The next time you connect, the server sends the same TACK public key/signature pair again, which activates the ‘pin’ — creating an association between ‘facebook.com’ and the TACK key, and telling your browser that this server public key is legitimate. If you last connected five days ago, then the ‘pin’ will be valid for five more days.
From here on out — until the TACK pin expires — your client will require that every TLS public key associated with facebook.com be signed by the TACK key. It doesn’t matter if Facebook has eight thousand different public keys, as long as each of those public keys gets shipped to the client along with a corresponding TACK signature. But if at any point your browser does not see a necessary signature, it will reject the connection as a possible MITM.

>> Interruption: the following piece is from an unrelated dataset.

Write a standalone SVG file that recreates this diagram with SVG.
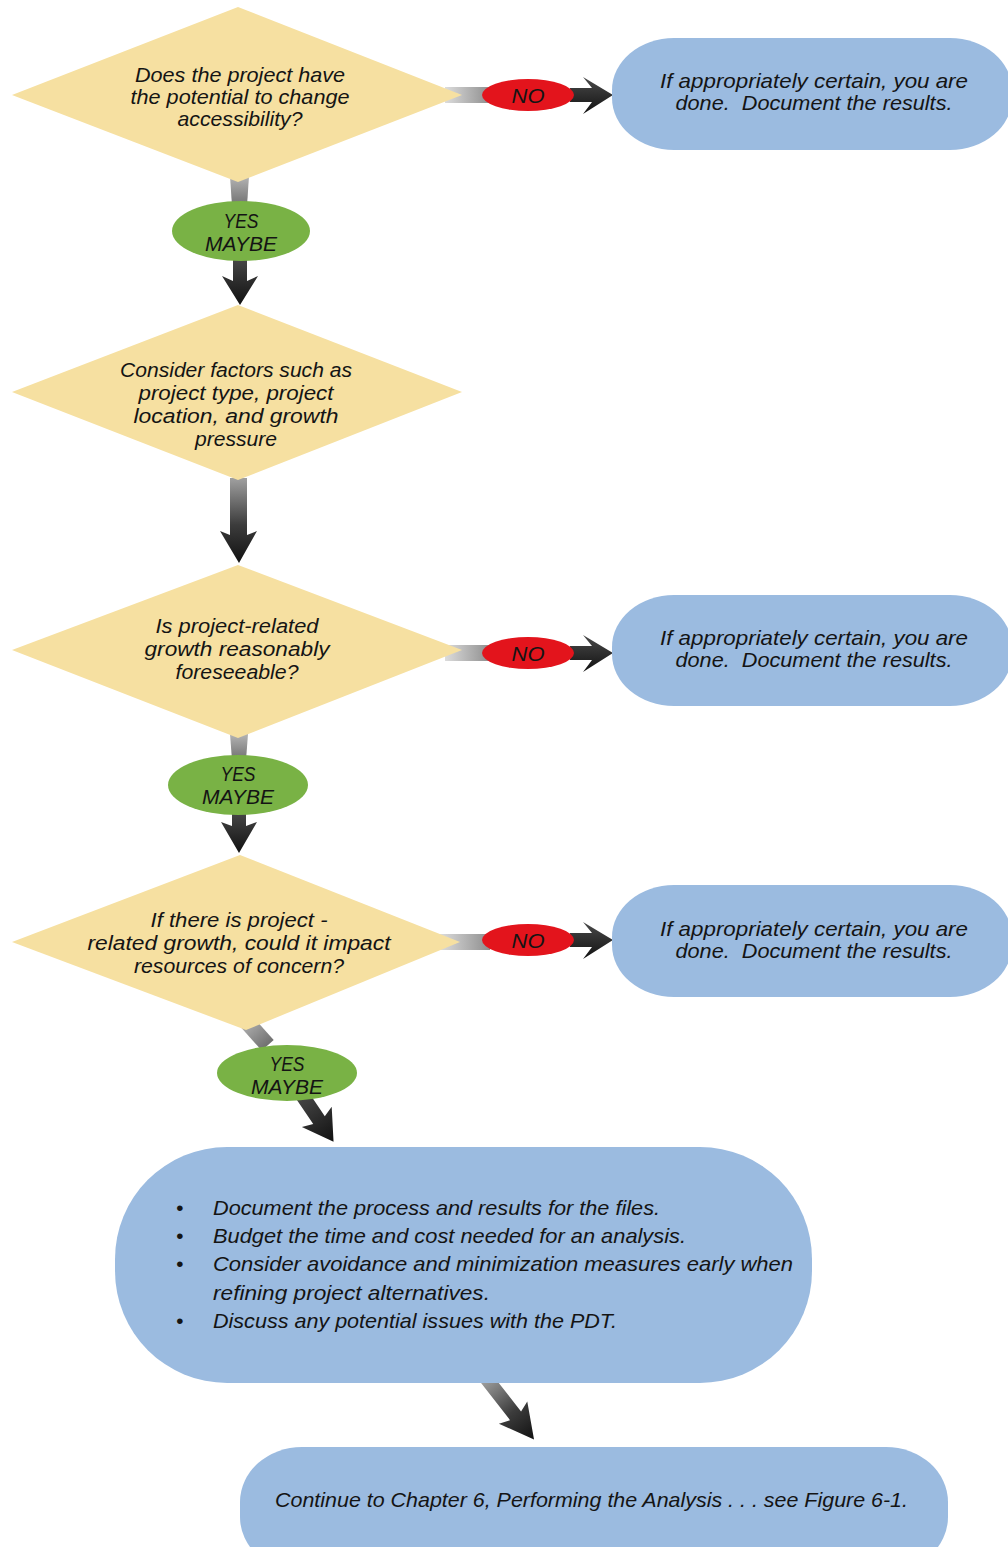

But what if I lose my TACK key or it gets stolen?
The nice thing about TACK is that it augments the existing CA infrastructure. Without a valid certificate chain (and a legitimate TLS connection), a TACK key is useless. Even if you lose the thing, it’s not a disaster, since pins expire relatively quickly. (Earlier proposals devote a lot of time to solving these problems, and even require you to back up your pinning keys.)
The best part is that the TACK signing key can remain offline. Unlike TLS private keys, the only thing the TACK key is used for is creating static signatures, which get stored on the various servers. This dramatically reduces the probability that the key will be stolen.
So is TACK the solution to everything?
TACK addresses a real problem with our existing TLS infrastructure, by allowing sites to (cleanly) set pins between server public keys and domain names. If widely deployed, this should help to protect us against the very real threat of MITM. It’s also potentially a great solution for those edge cases like MTA-to-MTA mailserver connections, where the PKI model actually doesn’t work very well, and pinning may be the most viable route to security.